For corn, the 2008-2012 to 2003-2007 yield ratios averaged .94 for drought-designated counties and 1.00 for non-designated counties (see Table 2).  However, yield ratios were .93 for Indiana, .93 for Illinois, .95 for Iowa, and .95 for Missouri.
 
 
For soybeans, yield ratios in drought-designated counties were 1.00 compared to 1.05 for non-drought designated counties.  Again, there was diversity in yield ratios across the counties.  Indiana had yield ratios below the average for the drought-designated counties.
 
Wheat yield ratios were near one another. Drought-designated counties had an average yield ratio of 1.04 compared to 1.07 for non-designated counties.
 
For cotton, drought-designated counties had a .98 yield ratio, below the 1.11 for non-desingated counties.  There was a wide diversity in yields.
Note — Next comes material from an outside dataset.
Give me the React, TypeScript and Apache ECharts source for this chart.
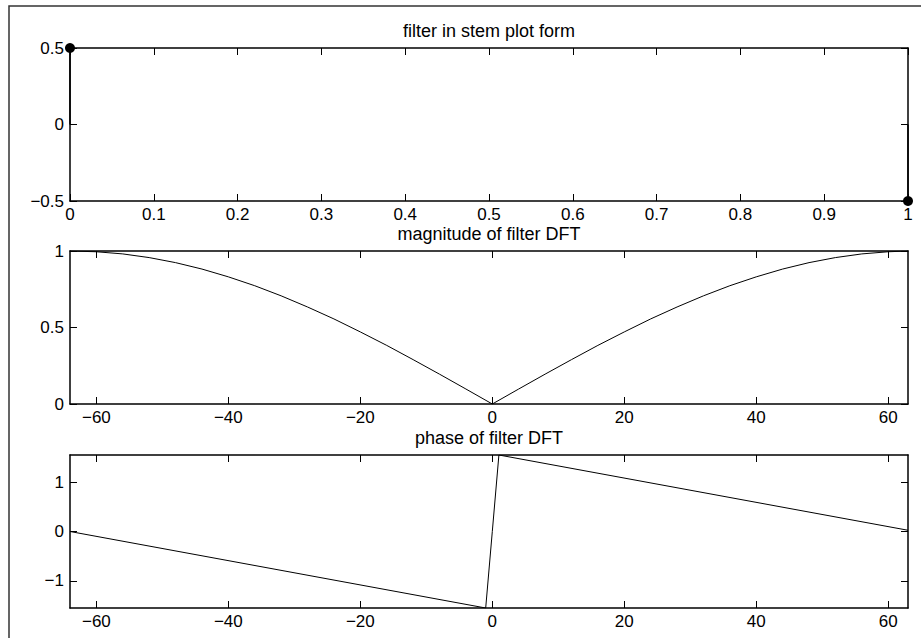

Georgia had a yield ratio of 1.15 compared to Texas which had a .96 yield ratio (see Table 2).  On the other hand, Arkansas had yield ratios that averaged .96, below the .98 average of the drought-designated counties.  Arkansas does not have any counties that would be classified as having a drought.
 
Summary and Commentary
 
The House version of the 2014 Farm Bill includes a provision that allows the updating of PLC yields for FSA farms in counties that were classified as having an exceptional drought for 20 consecutive weeks sometime between January 2008 and December 2012.  The empirical analyses presented here question whether farmers and landowners in these drought-designated counties were materially more affected by drought than farmers and land owners in other areas.  In particular, the definition proposed by the House Farm Bill does not capture the yield reduction resulting from the 2012 drought.
 
This matter is particularly important as the impacts of these provisions can have long-ranging impacts.  Opportunities for yield updating occur infrequently.  History suggests that not updating will not be allowed in every farm bill. Hence, giving one area of the country preferences does not seem prudent.